To start with, we will simply practice computing cross ratio for 4 points on a line.
· Draw a line AB and put two points C and D on it.
· Measure ratio CA/CB as a 3-point ratio thus: Select in order, points C, B, A and the HOLDING DOWN THE SHIFT KEY choose Measure > Ratio.
· Measure DA/DB in the same way. Then use the calculator to compute the ratio of these ratios (CA/CB)/ DA/DB) = R(C, D, A, B) = R(A, B, C, D).
· Drag C and D around and see when the cross-ratio is positive and when it is negative. When is the ratio approximately 1? When is it approximately –1?
· Calculate the cross-ratio R(B, A, C, D) and check that it is the reciprocal of the previous cross-ratio.
Carry out the construction from class this morning, starting with collinear A, B, C and constructing a point D on the same line. (This is on the web if you have forgotten.) Then measure the cross-ratio R(A, B, C, D). It should be –1.
· Now in a new sketch, redo this figure starting from a different set of points. Begin with 4 non-collinear points W, X, Y, Z
· Construct (WITH LINES NOT SEGMENTS) all line connecting two of these points (6 in all). This makes a quadrilateral and two diagonals. Intersect these lines as in the figure. Do you recognize this morning's figure inside?
· On every line in the figure you should be able to find 4 points from intersecting with other lines. In each case, the 4 points should be harmonic. Check this by measuring cross-ratio for several examples.
Cross-ratio involves complicated relationships, but there are several basic points of view that it helps to visualize. Here is one. We will fix 3 points I, O, U and a variable point X and trace the value of the cross ratio R(I, O, U, X).
· In a new sketch, choose Show Axes.

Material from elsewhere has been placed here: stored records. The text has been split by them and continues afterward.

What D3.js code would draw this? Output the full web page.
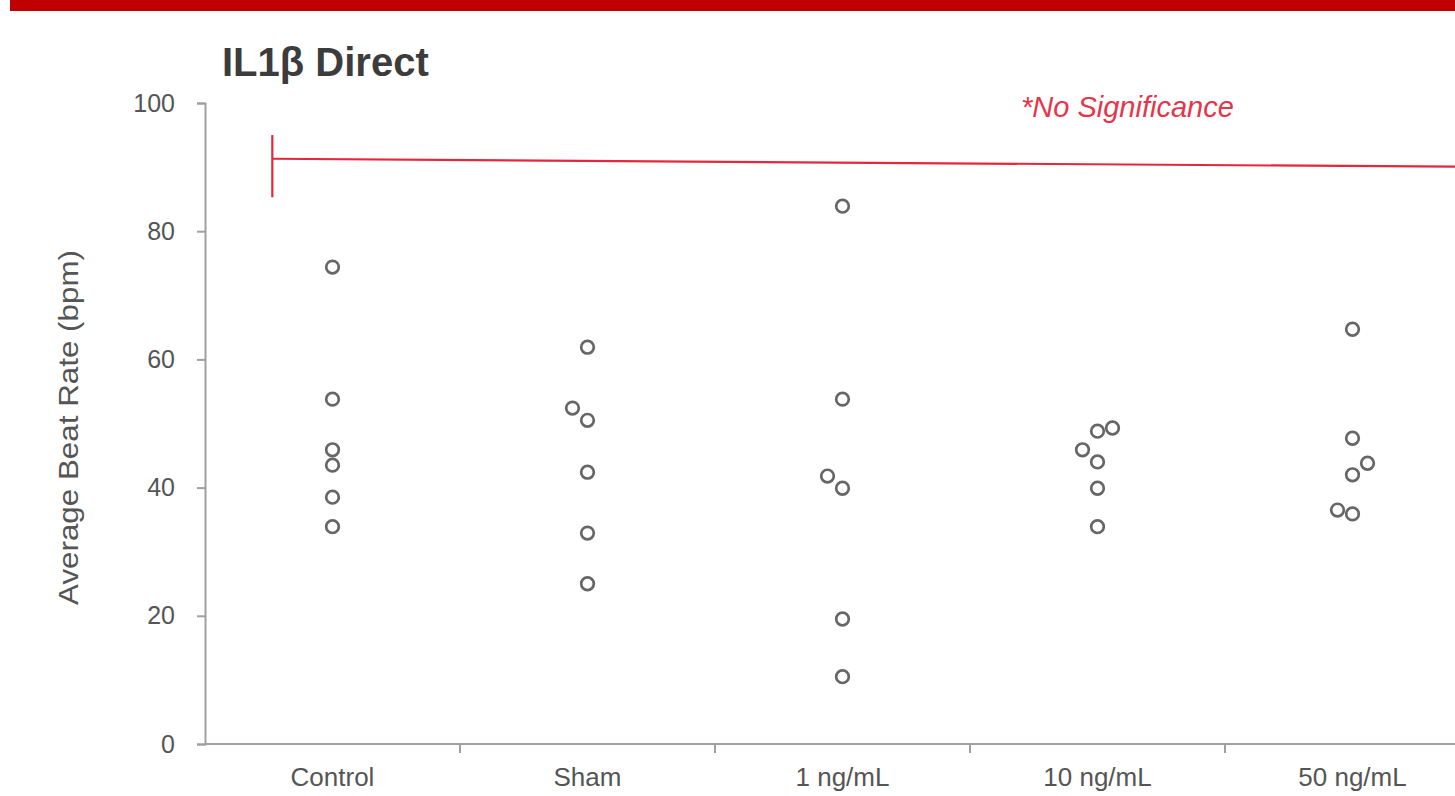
<!DOCTYPE html>
<html>
<head>
<meta charset="utf-8">
<script src="https://cdn.jsdelivr.net/npm/d3@7"></script>
<style>
  html, body { margin: 0; padding: 0; background: #fff; }
  svg { display: block; }
  text { font-family: "Liberation Sans", Arial, sans-serif; }
</style>
</head>
<body>
<svg id="chart" width="1455" height="796"></svg>
<script>
// Groups along the x axis
const groups = ["Control", "Sham", "1 ng/mL", "10 ng/mL", "50 ng/mL"];

// Average beat rate (bpm) of each well, per group
const control = [74.4, 53.8, 45.9, 43.5, 38.5, 33.9];
const sham    = [61.9, 52.4, 50.5, 42.4, 32.9, 25.0];
const ng1     = [83.9, 53.8, 41.8, 39.9, 19.5, 10.5];
const ng10    = [49.3, 48.8, 45.9, 44.0, 39.9, 33.9];
const ng50    = [64.7, 47.7, 43.8, 42.0, 36.5, 35.9];
const seriesByGroup = [control, sham, ng1, ng10, ng50];

const yTicks = [0, 20, 40, 60, 80, 100];

// Comparison bracket (no significant difference across groups)
const bracketLevel = [91.3, 89.9];   // value at left end, value at right end
const bracketCap = [95.0, 85.3];     // extent of the left end cap
const bracketNote = "*No Significance";

const titleText = "IL1\u03B2 Direct";
const yLabel = "Average Beat Rate (bpm)";

const svg = d3.select("#chart");
const W = 1455, H = 796;

// Top banner
svg.append("rect").attr("x", 10).attr("y", 0).attr("width", W - 10).attr("height", 11)
  .attr("fill", "#c00000");

const plot = { left: 205, top: 103, bottom: 744 };
const step = 255;

const x = d3.scaleBand().domain(groups)
  .range([plot.left, plot.left + step * groups.length]).paddingInner(0).paddingOuter(0);
const y = d3.scaleLinear().domain([0, 100]).range([plot.bottom, plot.top]);
// continuous position in group-index units (0 = first group centre)
const xi = d3.scaleLinear().domain([0, 1]).range([x(groups[0]) + x.bandwidth() / 2, x(groups[1]) + x.bandwidth() / 2]);

const axisColor = "#a0a0a0";
const labelColor = "#555";

// Y axis
const yAxis = svg.append("g").attr("transform", `translate(${plot.left},0)`)
  .call(d3.axisLeft(y).tickValues(yTicks).tickSize(8).tickPadding(22).tickFormat(d3.format("d")));
yAxis.select(".domain").attr("stroke", axisColor).attr("stroke-width", 2);
yAxis.selectAll(".tick line").attr("stroke", axisColor).attr("stroke-width", 2);
yAxis.selectAll(".tick text").attr("fill", labelColor).attr("font-size", 25);

// X axis: baseline, boundary ticks, centred group labels
const xg = svg.append("g");
xg.append("line").attr("x1", plot.left).attr("x2", W).attr("y1", y(0)).attr("y2", y(0))
  .attr("stroke", axisColor).attr("stroke-width", 2);
xg.selectAll("line.bound").data(groups.slice(1)).join("line").attr("class", "bound")
  .attr("x1", d => x(d)).attr("x2", d => x(d))
  .attr("y1", y(0)).attr("y2", y(0) + 9)
  .attr("stroke", axisColor).attr("stroke-width", 2);
xg.selectAll("text").data(groups).join("text")
  .attr("x", d => x(d) + x.bandwidth() / 2).attr("y", y(0) + 42)
  .attr("text-anchor", "middle").attr("fill", labelColor).attr("font-size", 26)
  .text(d => d);

// Y axis title
svg.append("text").attr("transform", `translate(78,${(y(0) + y(100)) / 2 + 4}) rotate(-90) scale(1.12,1)`)
  .attr("text-anchor", "middle").attr("fill", labelColor).attr("font-size", 28).text(yLabel);

// Chart title
svg.append("text").attr("x", 222).attr("y", 76).attr("font-size", 40).attr("font-weight", "bold")
  .attr("fill", "#3c3c3c").text(titleText);

// Points: within each group, ascending values that sit too close to the
// previous centred point are shifted sideways, alternating left then right.
const dodge = 15, minGap = 14;
const points = [];
seriesByGroup.forEach((vals, gi) => {
  const sorted = vals.slice().sort((a, b) => a - b);
  let lastCentre = null, side = -1;
  sorted.forEach(v => {
    let off = 0;
    if (lastCentre !== null && Math.abs(y(v) - y(lastCentre)) < minGap) {
      off = side * dodge; side = -side;
    } else {
      lastCentre = v;
    }
    points.push({ g: groups[gi], v, off });
  });
});

svg.append("g").selectAll("circle").data(points).join("circle")
  .attr("cx", d => x(d.g) + x.bandwidth() / 2 + d.off)
  .attr("cy", d => y(d.v))
  .attr("r", 6.3)
  .attr("fill", "none").attr("stroke", "#666").attr("stroke-width", 2.7);

// Bracket
const bracketColor = "#e4273c";
const bx0 = xi(-0.236), bx1 = xi(5);
svg.append("line").attr("x1", bx0).attr("x2", bx1)
  .attr("y1", y(bracketLevel[0])).attr("y2", y(bracketLevel[1]))
  .attr("stroke", bracketColor).attr("stroke-width", 2.2);
svg.append("line").attr("x1", bx0).attr("x2", bx0)
  .attr("y1", y(bracketCap[0])).attr("y2", y(bracketCap[1]))
  .attr("stroke", bracketColor).attr("stroke-width", 2.2);
svg.append("text").attr("x", 1021).attr("y", 117).attr("font-size", 29).attr("font-style", "italic")
  .attr("fill", "#e6354a").text(bracketNote);
</script>
</body>
</html>
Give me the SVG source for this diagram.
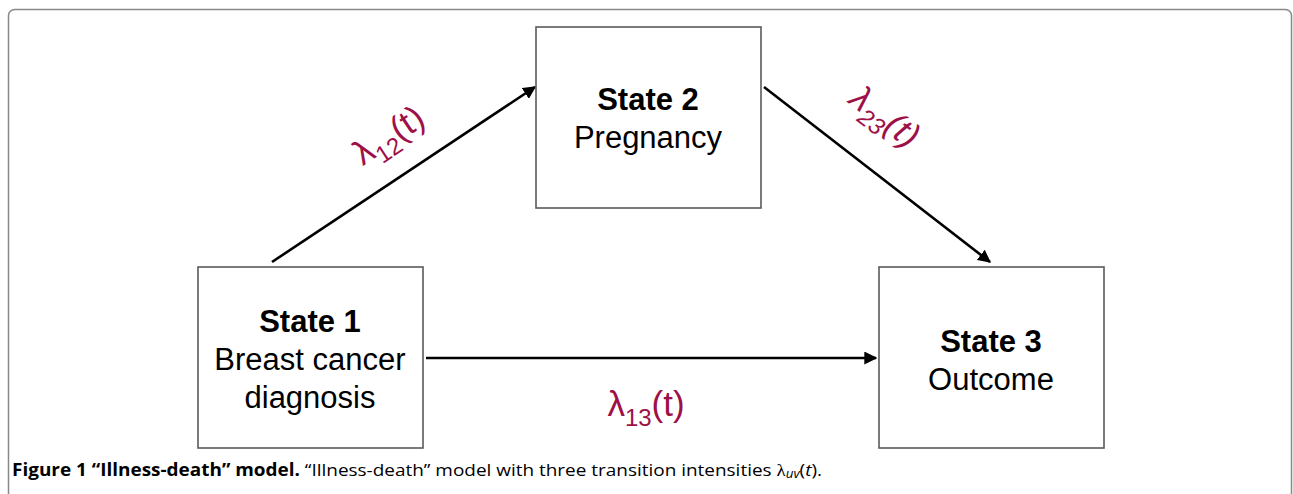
<svg xmlns="http://www.w3.org/2000/svg" width="1293" height="494" viewBox="0 0 1293 494">
<style>
.box{fill:#fff;stroke:#5a5a5a;stroke-width:1.6}
.t{font-family:"Liberation Sans",Arial,sans-serif;font-size:31px;fill:#000;text-anchor:middle}
.b{font-weight:bold}
.lab{font-family:"Liberation Sans",Arial,sans-serif;font-size:35px;fill:#9e1048}
.sub{font-size:24px}
.arr{stroke:#000;stroke-width:2.6;fill:none;marker-end:url(#ah)}
.cap{font-family:"Open Sans","Liberation Sans",sans-serif;font-size:17px;fill:#000}
</style>
<defs>
<marker id="ah" viewBox="0 0 10 10" refX="9" refY="5" markerWidth="5" markerHeight="5" orient="auto" markerUnits="strokeWidth">
<path d="M0,0 L10,5 L0,10 z" fill="#000"/>
</marker>
</defs>
<rect x="0" y="0" width="1293" height="494" fill="#fff"/>
<rect x="8.5" y="9.5" width="1283" height="520" rx="6" fill="none" stroke="#888" stroke-width="1.5"/>
<g id="connectors">
<line class="arr" x1="272" y1="262" x2="535" y2="87"/>
<line class="arr" x1="764" y1="87" x2="990" y2="262"/>
<line class="arr" x1="426" y1="358" x2="876" y2="358"/>
</g>
<g id="state1">
<rect class="box" x="198" y="267" width="225" height="181"/>
<text class="t b" x="310" y="332">State 1</text>
<text class="t" x="310" y="370">Breast cancer</text>
<text class="t" x="310" y="408">diagnosis</text>
</g>
<g id="state2">
<rect class="box" x="536" y="27" width="225" height="181"/>
<text class="t b" x="648" y="110">State 2</text>
<text class="t" x="648" y="148">Pregnancy</text>
</g>
<g id="state3">
<rect class="box" x="879" y="267" width="225" height="181"/>
<text class="t b" x="991" y="352">State 3</text>
<text class="t" x="991" y="390">Outcome</text>
</g>
<g id="labels">
<text class="lab" transform="translate(395,145) rotate(-33.6)" text-anchor="middle">λ<tspan class="sub" dy="9">12</tspan><tspan dy="-9">(t)</tspan></text>
<text class="lab" transform="translate(878,126) rotate(37.6)" text-anchor="middle" font-style="italic">λ<tspan class="sub" dy="9">23</tspan><tspan dy="-9">(t)</tspan></text>
<text class="lab" x="646" y="416" text-anchor="middle">λ<tspan class="sub" dy="10">13</tspan><tspan dy="-10">(t)</tspan></text>
</g>
<text class="cap" x="12" y="476" textLength="810" lengthAdjust="spacingAndGlyphs"><tspan font-weight="bold">Figure 1 “Illness-death” model.</tspan> “Illness-death” model with three transition intensities <tspan font-family="Liberation Serif,serif">λ</tspan><tspan font-size="12" dy="2" font-style="italic">uv</tspan><tspan dy="-2">(</tspan><tspan font-style="italic">t</tspan>).</text>
</svg>
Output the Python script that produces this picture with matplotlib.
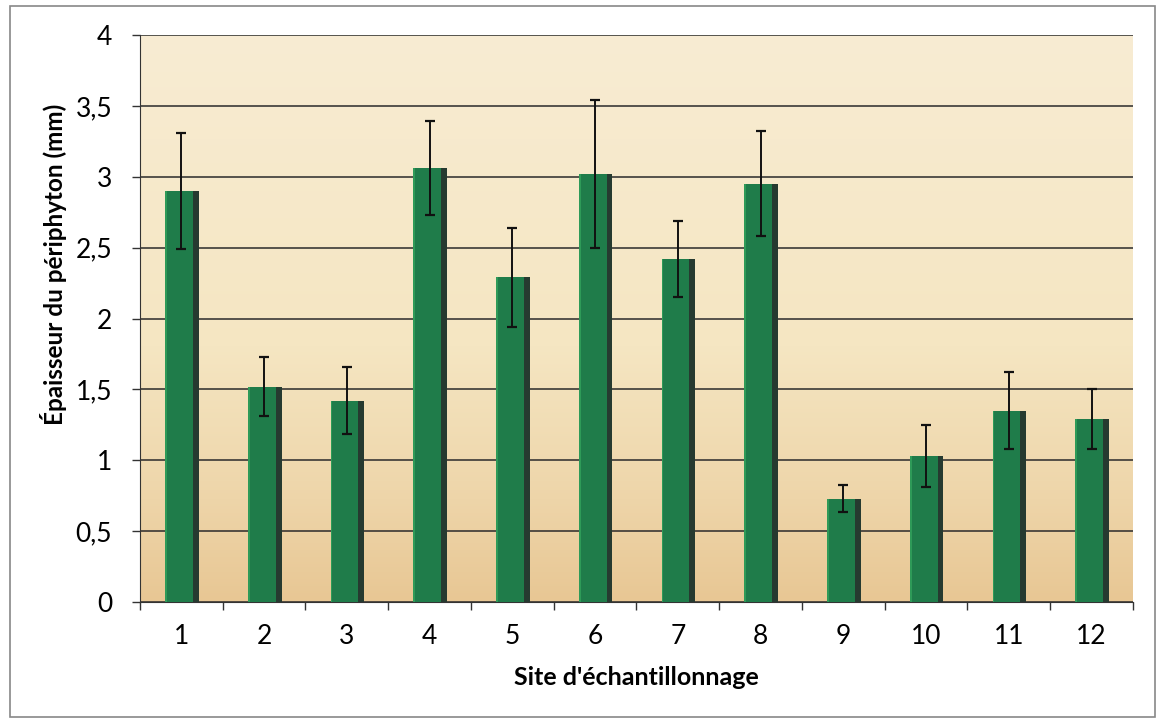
import numpy as np
import matplotlib
matplotlib.use("Agg")
import matplotlib.pyplot as plt
from matplotlib.colors import LinearSegmentedColormap
from matplotlib.patches import Rectangle

sites = ["1", "2", "3", "4", "5", "6", "7", "8", "9", "10", "11", "12"]
epaisseur = [2.90, 1.52, 1.42, 3.06, 2.29, 3.02, 2.42, 2.95, 0.73, 1.03, 1.35, 1.29]
erreur = [0.41, 0.21, 0.237, 0.33, 0.35, 0.52, 0.265, 0.37, 0.095, 0.22, 0.27, 0.21]
yticks = [0, 0.5, 1, 1.5, 2, 2.5, 3, 3.5, 4]
ytick_labels = ["0", "0,5", "1", "1,5", "2", "2,5", "3", "3,5", "4"]

plt.rcParams['font.family'] = ['Lato', 'DejaVu Sans']

fig = plt.figure(figsize=(11.58, 7.21), dpi=100)
fig.patch.set_facecolor("white")
ax = fig.add_axes([0.1209, 0.165, 0.8575, 0.7865])

# gradient background
cmap = LinearSegmentedColormap.from_list(
    "bg", [(0.0, "#e8c794"), (0.18, "#eed5a9"), (0.45, "#f5e6c2"), (1.0, "#f8ecd3")])
grad = np.linspace(0, 1, 256).reshape(-1, 1)
ax.imshow(grad, aspect="auto", cmap=cmap, origin="lower",
          extent=[0, 1, 0, 1], transform=ax.transAxes, zorder=0)

x = np.arange(1, len(sites) + 1)
# dark shadow bar, then green bar
ax.bar(x + 0.01, epaisseur, 0.40, color="#263a30", zorder=2)
ax.bar(x - 0.025, epaisseur, 0.33, color="#1f7c4a", zorder=3)
ax.bar(x - 0.185, epaisseur, 0.02, color="#2e9a58", zorder=3)
ax.errorbar(x, epaisseur, yerr=erreur, fmt="none", ecolor="#111111",
            elinewidth=1.4, capsize=3.8, capthick=1.6, zorder=4)

ax.set_xlim(0.5, 12.5)
ax.set_ylim(0, 4)
ax.set_yticks(yticks)
ax.set_yticklabels(ytick_labels, fontsize=19)
ax.set_xticks(x)
ax.set_xticklabels(sites, fontsize=19)
ax.set_xticks(np.arange(0.5, 12.6, 1), minor=True)
ax.tick_params(axis="x", which="major", length=0, pad=16)
ax.tick_params(axis="x", which="minor", length=6, width=1, color="#333333")
ax.tick_params(axis="y", length=6, width=1, color="#333333", pad=14)

ax.yaxis.grid(True, color="#2a2a2a", linewidth=1.1, zorder=1)
ax.set_axisbelow(True)
for s in ["top", "right"]:
    ax.spines[s].set_visible(False)
ax.spines["left"].set_color("#333333")
ax.spines["bottom"].set_color("#333333")

ax.set_xlabel("Site d'échantillonnage", fontsize=18, fontweight="bold", labelpad=12)
ax.set_ylabel("Épaisseur du périphyton (mm)", fontsize=17.5, fontweight="bold")
ax.yaxis.set_label_coords(-0.0735, 0.596)

# outer border
fig.patches.append(Rectangle((0.009, 0.005), 0.988, 0.986, transform=fig.transFigure,
                             fill=False, edgecolor="#888888", linewidth=1.2))

fig.savefig("out.png", dpi=100)
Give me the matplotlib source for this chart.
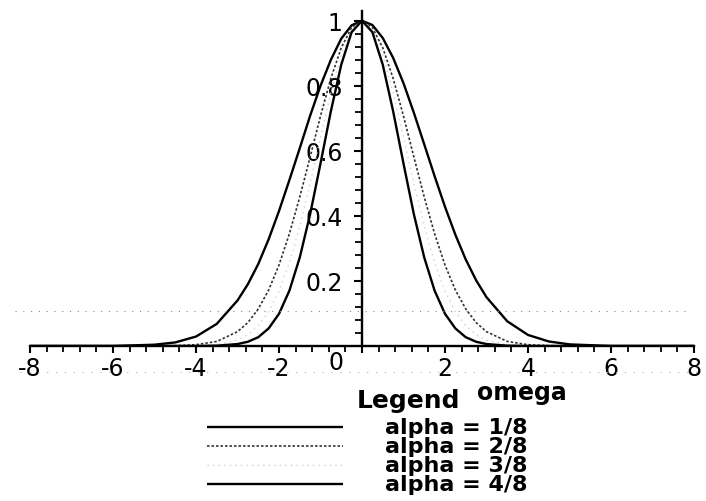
import matplotlib
matplotlib.use("Agg")
import matplotlib.pyplot as plt
from matplotlib.ticker import MultipleLocator, FixedLocator
from matplotlib.transforms import offset_copy

# ── data ──────────────────────────────────────────────────────────────────────
omega = [-8, -7, -6, -5, -4.5, -4, -3.5, -3, -2.75, -2.5, -2.25, -2, -1.75, -1.5,
         -1.25, -1, -0.75, -0.5, -0.25, 0, 0.25, 0.5, 0.75, 1, 1.25, 1.5, 1.75,
         2, 2.25, 2.5, 2.75, 3, 3.5, 4, 4.5, 5, 6, 7, 8]

alpha_1 = [0, 0, 0.000, 0.004, 0.011, 0.029, 0.068, 0.140, 0.190, 0.252, 0.328,
           0.415, 0.510, 0.608, 0.708, 0.800, 0.880, 0.945, 0.986, 1.000,
           0.987, 0.947, 0.886, 0.808, 0.717, 0.620, 0.522, 0.428, 0.342, 0.266,
           0.202, 0.150, 0.076, 0.034, 0.014, 0.005, 0.000, 0, 0]
alpha_2 = [0, 0, 0, 0, 0.001, 0.004, 0.014, 0.044, 0.072, 0.114, 0.172, 0.249,
           0.345, 0.458, 0.581, 0.707, 0.823, 0.917, 0.979, 1.000,
           0.979, 0.917, 0.823, 0.707, 0.581, 0.458, 0.345, 0.249, 0.172, 0.114,
           0.072, 0.044, 0.014, 0.004, 0.001, 0, 0, 0, 0]
alpha_3 = [0, 0, 0, 0, 0, 0.001, 0.004, 0.018, 0.035, 0.062, 0.105, 0.169,
           0.256, 0.367, 0.499, 0.641, 0.779, 0.895, 0.973, 1.000,
           0.973, 0.895, 0.779, 0.641, 0.499, 0.367, 0.256, 0.169, 0.105, 0.062,
           0.035, 0.018, 0.004, 0.001, 0, 0, 0, 0, 0]
alpha_4 = [0, 0, 0, 0, 0, 0, 0.001, 0.006, 0.013, 0.027, 0.054, 0.099, 0.170,
           0.272, 0.405, 0.561, 0.722, 0.865, 0.965, 1.000,
           0.965, 0.865, 0.722, 0.561, 0.405, 0.272, 0.170, 0.099, 0.054, 0.027,
           0.013, 0.006, 0.001, 0, 0, 0, 0, 0, 0]

series_labels = ["alpha = 1/8", "alpha = 2/8", "alpha = 3/8", "alpha = 4/8"]
x_ticks = [-8, -6, -4, -2, 0, 2, 4, 6, 8]
y_ticks = [0.2, 0.4, 0.6, 0.8, 1]

# ── styles ────────────────────────────────────────────────────────────────────
W, H = 706, 502
styles = [
    dict(color="black", lw=1.7, ls="-"),
    dict(color="#333333", lw=1.2, ls=(0, (1.5, 1.2))),
    dict(color="#d0d0d0", lw=1.0, ls=(0, (1, 3))),
    dict(color="black", lw=1.7, ls="-"),
]

fig = plt.figure(figsize=(W / 100, H / 100), dpi=100)
fig.patch.set_facecolor("white")

# axes placed so that -8..8 spans px 30..694 and 0..1 spans px 347..22
ax = fig.add_axes([30 / W, (H - 347) / H, 664 / W, 335 / H])
ax.set_xlim(-8, 8)
ax.set_ylim(0, 1.03)
ax.patch.set_alpha(0)

for vals, st in zip([alpha_1, alpha_2, alpha_3, alpha_4], styles):
    ax.plot(omega, vals, color=st["color"], lw=st["lw"], linestyle=st["ls"],
            solid_capstyle="butt", zorder=3)

for side in ("top", "right"):
    ax.spines[side].set_visible(False)
ax.spines["left"].set_position(("data", 0))
ax.spines["bottom"].set_position(("data", 0))
for side in ("left", "bottom"):
    ax.spines[side].set_linewidth(1.7)
    ax.spines[side].set_zorder(4)

ax.xaxis.set_major_locator(FixedLocator(x_ticks))
ax.xaxis.set_minor_locator(MultipleLocator(0.4))
ax.yaxis.set_major_locator(FixedLocator(y_ticks))
ax.yaxis.set_minor_locator(MultipleLocator(0.04))
ax.set_xticklabels([str(t) for t in x_ticks])
ax.set_yticklabels(["0.2", "0.4", "0.6", "0.8", "1"])

ax.tick_params(axis="x", which="major", direction="out", length=5, width=1.5,
               labelsize=17, pad=2)
ax.tick_params(axis="x", which="minor", direction="out", length=4, width=1.3)
ax.tick_params(axis="y", which="major", direction="out", length=6, width=1.5,
               labelsize=17, pad=8)
ax.tick_params(axis="y", which="minor", direction="out", length=5, width=1.3)

# Maple pushes the "0" label to the left of the vertical axis
for lab in ax.get_xticklabels():
    if lab.get_text() == "0":
        lab.set_transform(offset_copy(lab.get_transform(), fig=fig,
                                      x=-26, y=6, units="dots"))

# ── overlay in pixel coordinates: legend, axis label, scan lines ──────────────
ov = fig.add_axes([0, 0, 1, 1], zorder=5)
ov.set_xlim(0, W)
ov.set_ylim(H, 0)
ov.axis("off")
ov.patch.set_alpha(0)

ov.plot([15, 690], [312, 312], color="#8a8a8a", lw=0.8, ls=(0, (1, 6)))
ov.plot([20, 700], [373, 373], color="#b0b0b0", lw=0.8, ls=(0, (1, 7)))

ov.text(477, 400, "omega", ha="left", va="baseline", fontsize=17,
        fontweight="bold")
ov.text(357, 408, "Legend", ha="left", va="baseline", fontsize=18,
        fontweight="bold")

row_y = [428, 447, 466, 485]
for lab, st, y in zip(series_labels, styles, row_y):
    ov.plot([207, 343], [y, y], color=st["color"], lw=st["lw"],
            linestyle=st["ls"], solid_capstyle="butt")
    ov.text(385, y, lab, ha="left", va="center", fontsize=16,
            fontweight="bold")

fig.savefig("out.png", dpi=100, facecolor="white")
plt.close(fig)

Let O and E denote the origin and unit point on the x-axis.
· Place a point P on the y-axis and construct the line through P parallel to the x-axis. Place a point I on this new line.
· Draw line OI. Construct a point X on this line. Draw line PX and let T be the intersection of PX and the x-axis.
· Draw line PE and let U be the intersection of PE and OI.
· Finally, measure the cross-ratio (in order) R(I, O, U, X). Then measure the coordinates of T. You should see a relationship. We will explore this relationship on Friday and beyond. Keep this figure for future reference.
Here is a remarkable ruler construction for tangents that we will want to explain.
· Start with a circle with center O and any point P outside the circle.
· Draw two secant lines PU and PV though P intersecting the circle in AB and CD.
· Then let X and Y be the intersections of AB and AC and BD and AD and BC.
· Draw line XY and intersect with the circle at S and T. Then PS and PT should be tangents! This is a tangent construction that only uses the straightedge.
· Also, the line XY should intersect OP at P', the inversion of P. (Do you see the harmonic construction in this?) Line XY is also perpendicular to OP.
· Move P around, even inside the circle. The line XY is still defined and still contains P'.
· This line XY is called the Polar line of P. An efficient way to construct it is simply as the perpendicular to OP through P'
These are experiments. We will be proving this.
· Start with a circle and a point P and its polar line p. Then construct any point Q on p and its polar line q. Check that P is on q for any choice of Q on p.
· Start with a circle and two points A and B. Construct the polar lines a and b of A and B. Let C be the intersection of a and b. Then the polar line of C is line AB.